Enric Monsonís Domingo (June 28, 1931 – October 7, 2011) was a Spanish liberal politician. Monsonís served as the head of the pre-autonomous government of the Consell Pre-autonòmic del País Valencià (Pre-autonomous Council of the Valencian Country) from 1979 to 1982. He left office in 1982 when Valencia became an autonomous community of Spain, known as the Valencian Community, and elected its first democratically chosen President of the Valencian Government, Joan Lerma as part of the country's transition to democracy.

Monsonis was born in Burriana, Valencia, Spain, the son of an orange merchant. He obtained a law degree from the University of Valencia. He moved to Frankfurt, West Germany, in 1954 for the orange export industry, where he handled 2% of Spain's exports to the country.

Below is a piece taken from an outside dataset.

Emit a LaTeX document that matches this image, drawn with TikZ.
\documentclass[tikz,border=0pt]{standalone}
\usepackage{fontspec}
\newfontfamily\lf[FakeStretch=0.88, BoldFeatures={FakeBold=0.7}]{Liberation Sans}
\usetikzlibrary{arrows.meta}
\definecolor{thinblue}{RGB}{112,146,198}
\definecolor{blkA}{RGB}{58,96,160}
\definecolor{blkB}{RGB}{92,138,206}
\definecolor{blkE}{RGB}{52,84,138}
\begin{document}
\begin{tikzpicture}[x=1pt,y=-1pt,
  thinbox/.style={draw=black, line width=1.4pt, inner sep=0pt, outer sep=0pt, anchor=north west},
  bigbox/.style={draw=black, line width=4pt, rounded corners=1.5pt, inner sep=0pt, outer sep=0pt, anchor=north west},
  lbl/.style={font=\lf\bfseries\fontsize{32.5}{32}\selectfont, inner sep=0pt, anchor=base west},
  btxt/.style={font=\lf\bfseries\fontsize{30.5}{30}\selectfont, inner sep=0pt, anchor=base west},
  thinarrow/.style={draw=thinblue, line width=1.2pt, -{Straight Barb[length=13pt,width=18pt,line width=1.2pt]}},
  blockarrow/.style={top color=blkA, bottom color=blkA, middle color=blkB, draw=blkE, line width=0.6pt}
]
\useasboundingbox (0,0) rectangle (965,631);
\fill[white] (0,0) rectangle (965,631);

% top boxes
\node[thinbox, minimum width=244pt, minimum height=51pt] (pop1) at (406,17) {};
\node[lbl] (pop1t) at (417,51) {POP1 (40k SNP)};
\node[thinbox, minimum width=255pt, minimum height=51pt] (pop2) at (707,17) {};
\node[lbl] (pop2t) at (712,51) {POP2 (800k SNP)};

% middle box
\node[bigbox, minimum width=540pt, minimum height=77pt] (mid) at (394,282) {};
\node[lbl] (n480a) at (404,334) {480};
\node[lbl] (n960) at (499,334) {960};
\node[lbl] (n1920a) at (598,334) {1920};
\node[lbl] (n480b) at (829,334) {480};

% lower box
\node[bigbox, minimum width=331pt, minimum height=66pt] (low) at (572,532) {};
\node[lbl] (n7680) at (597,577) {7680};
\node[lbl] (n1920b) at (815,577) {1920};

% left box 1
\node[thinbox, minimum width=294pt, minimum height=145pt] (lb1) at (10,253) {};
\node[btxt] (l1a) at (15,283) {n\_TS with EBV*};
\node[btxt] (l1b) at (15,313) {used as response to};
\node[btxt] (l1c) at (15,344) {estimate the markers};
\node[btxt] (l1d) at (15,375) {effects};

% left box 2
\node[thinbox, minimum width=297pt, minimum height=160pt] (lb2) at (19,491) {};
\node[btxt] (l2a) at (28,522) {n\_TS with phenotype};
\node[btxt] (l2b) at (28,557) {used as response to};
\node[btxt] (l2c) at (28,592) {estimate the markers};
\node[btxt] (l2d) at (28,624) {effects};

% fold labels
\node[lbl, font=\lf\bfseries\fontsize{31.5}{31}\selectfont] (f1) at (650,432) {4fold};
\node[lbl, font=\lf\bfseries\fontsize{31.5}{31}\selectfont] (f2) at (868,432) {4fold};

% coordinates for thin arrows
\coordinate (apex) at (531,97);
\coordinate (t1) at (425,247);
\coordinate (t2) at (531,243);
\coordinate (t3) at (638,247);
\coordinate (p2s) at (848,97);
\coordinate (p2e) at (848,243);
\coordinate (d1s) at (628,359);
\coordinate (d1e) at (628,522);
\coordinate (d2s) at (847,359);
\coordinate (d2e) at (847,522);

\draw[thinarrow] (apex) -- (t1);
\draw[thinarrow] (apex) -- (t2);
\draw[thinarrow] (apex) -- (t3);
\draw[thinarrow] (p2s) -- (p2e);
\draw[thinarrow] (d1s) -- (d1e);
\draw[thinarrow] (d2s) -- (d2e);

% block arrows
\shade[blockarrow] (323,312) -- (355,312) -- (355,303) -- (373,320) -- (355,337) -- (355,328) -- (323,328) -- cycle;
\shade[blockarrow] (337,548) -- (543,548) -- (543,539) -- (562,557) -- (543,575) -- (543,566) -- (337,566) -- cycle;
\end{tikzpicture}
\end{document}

Monsonis joined the Union of the Democratic Centre (UCD). He chaired the pre-autonomous government of Valencia from 1979 to 1982 until elections were held in 1982 as part of the transition to democracy. Monsonís was succeeded by Joan Lerma of the PSOE, who was elected President of the Valencian Government in the 1982 election.

Monsonís attempted a political comeback in 2004 as a member of the Valencian Union. However, he was unsuccessful and largely retired from public life thereafter.

Monsonis died in his hometown of Burriana, Plana Baixa, Valencian Community, on October 7, 2011, at the age of 80.